Depuis la publication de ce projet de loi, votre commission a beaucoup consulté ( ( * )5) . De nouvelles pistes de réflexions ont été explorées. Respectant la logique de nos institutions, votre commission a travaillé en étroite collaboration avec les services techniques du ministère de l'économie et des finances, dont la grande disponibilité a permis d'esquisser des voies de compromis acceptables par l'ensemble de la profession, sans éviter pour autant de heurter certaines susceptibilités. Telle n'est pas du reste la vocation du Parlement.

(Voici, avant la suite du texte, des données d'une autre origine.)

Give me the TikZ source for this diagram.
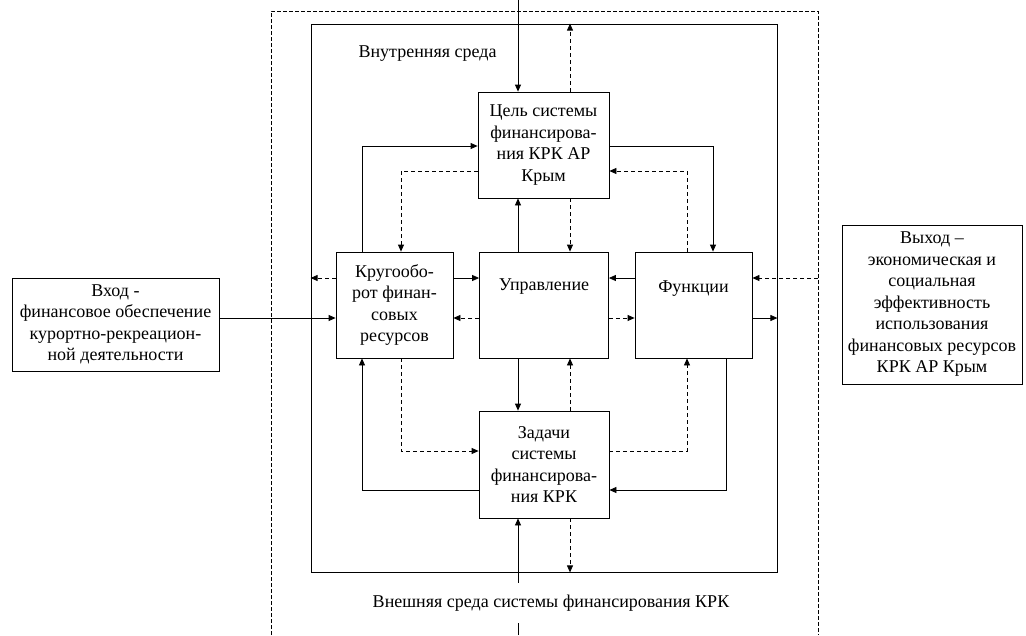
\documentclass[tikz,border=0pt]{standalone}
\usepackage{fontspec}
\setmainfont{Liberation Serif}
\usetikzlibrary{arrows.meta}
\begin{document}
\begin{tikzpicture}[x=1pt,y=-1pt,
  every node/.style={font=\fontsize{18}{21.5}\selectfont},
  box/.style={draw, line width=0.8pt, rectangle, inner sep=0pt, align=center},
  sarr/.style={line width=0.8pt, -{Triangle[length=7pt,width=6pt]}},
  sline/.style={line width=0.8pt},
  darr/.style={sarr, dash pattern=on 4pt off 3pt},
  envline/.style={line width=0.8pt, dash pattern=on 4pt off 2pt},
  lbl/.style={inner sep=2pt}]
\useasboundingbox (0,0) rectangle (1026,635);

% columns and rows of the connectors
\coordinate (A)  at (518,0);
\coordinate (B)  at (570,0);
\coordinate (L1) at (362,0);
\coordinate (L2) at (401,0);
\coordinate (R1) at (687,0);
\coordinate (R2) at (713,0);
\coordinate (R3) at (726,0);
\coordinate (T1) at (0,146);
\coordinate (T2) at (0,171);
\coordinate (M1) at (0,278);
\coordinate (M2) at (0,318);
\coordinate (B1) at (0,451);
\coordinate (B2) at (0,490);
\coordinate (topin) at (518,0);
\coordinate (botin) at (518,635);
\coordinate (outR) at (818,278);

% outer environment (dashed)
\draw[envline] (271,635) -- (271,11) -- (818,11) -- (818,635);
% inner environment
\node[box, minimum width=466pt, minimum height=548pt] (inner) at (544,298) {};
\node[lbl] (intext) at (427.5,54) {Внутренняя среда};

% blocks
\node[box, minimum width=131pt, minimum height=106pt] (tsel) at (543.5,145)
  {Цель системы\\финансирова-\\ния КРК АР\\Крым};
\node[box, minimum width=117pt, minimum height=106pt] (krug) at (394.5,305)
  {Кругообо-\\рот финан-\\совых\\ресурсов};
\node[box, minimum width=129pt, minimum height=106pt] (upr) at (544,305) {};
\node[lbl] (uprtext) at (544,287) {Управление};
\node[box, minimum width=117pt, minimum height=106pt] (funk) at (693.5,305) {};
\node[lbl] (funktext) at (693.5,289) {Функции};
\node[box, minimum width=130pt, minimum height=107pt] (zad) at (544,464.5)
  {Задачи\\системы\\финансирова-\\ния КРК};
\node[box, minimum width=207pt, minimum height=93pt] (vhod) at (115.5,324.5)
  {Вход -\\финансовое обеспечение\\курортно-рекреацион-\\ной деятельности};
\node[box, minimum width=180pt, minimum height=159pt] (vyhod) at (932,304.5)
  {Выход –\\экономическая и\\социальная\\эффективность\\использования\\финансовых ресурсов\\КРК АР Крым};

% vertical centre column
\draw[sarr] (topin) -- (tsel.north -| A);
\draw[darr] (tsel.north -| B) -- (inner.north -| B);
\draw[sarr] (upr.north -| A) -- (tsel.south -| A);
\draw[darr] (tsel.south -| B) -- (upr.north -| B);
\draw[sarr] (upr.south -| A) -- (zad.north -| A);
\draw[darr] (zad.north -| B) -- (upr.south -| B);
\draw[darr] (zad.south -| B) -- (inner.south -| B);
\draw[sarr] (botin) -- (zad.south -| A);

% loops round the goal
\draw[sarr] (krug.north -| L1) |- (tsel.west |- T1);
\draw[darr] (tsel.west |- T2) -| (krug.north -| L2);
\draw[sarr] (tsel.east |- T1) -| (funk.north -| R2);
\draw[darr] (funk.north -| R1) |- (tsel.east |- T2);

% middle row
\draw[sarr] (krug.east |- M1) -- (upr.west |- M1);
\draw[darr] (upr.west |- M2) -- (krug.east |- M2);
\draw[sarr] (funk.west |- M1) -- (upr.east |- M1);
\draw[darr] (upr.east |- M2) -- (funk.west |- M2);
\draw[darr] (krug.west |- M1) -- (inner.west |- M1);
\draw[sarr] (vhod.east |- M2) -- (krug.west |- M2);
\draw[darr] (outR) -- (funk.east |- M1);
\draw[sarr] (funk.east |- M2) -- (inner.east |- M2);

% loops round the tasks
\draw[sarr] (zad.west |- B2) -| (krug.south -| L1);
\draw[darr] (krug.south -| L2) |- (zad.west |- B1);
\draw[sarr] (funk.south -| R3) |- (zad.east |- B2);
\draw[darr] (zad.east |- B1) -| (funk.south -| R1);

% external environment label
\node[lbl, fill=white, minimum height=40pt] (extext) at (551,603)
  {Внешняя среда системы финансирования КРК};
\end{tikzpicture}
\end{document}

Par ailleurs, les positions de votre commission ont notablement évolué. Dans la mesure, par exemple, où la subordination du CMF à la COB n'était pas acceptable par le Gouvernement, la dévolution au CMF d'un Pouvoir d'agrément n'était plus légitime. Vouloir maintenir à tout prix cette Position aurait fait courir un risque plus grand que le malthusianisme public : le corporatisme privé. Votre commission ne vous demandera donc pas de bouleverser le schéma de contrôle proposé par le Gouvernement, pour revenir au schéma initialement proposé.
Le Gouvernement pour sa part a su prendre en considération les Préoccupations, les craintes et les désirs de votre commission et l'essentiel des propositions qui vous seront faites devraient, en principe, recueillir son assentiment.
Si bien qu'aujourd'hui, votre commission est en mesure de vous faire une série de propositions qui aboutissent à dégager une nouvelle synthèse.
* (5) Voir en annexe la liste des auditions.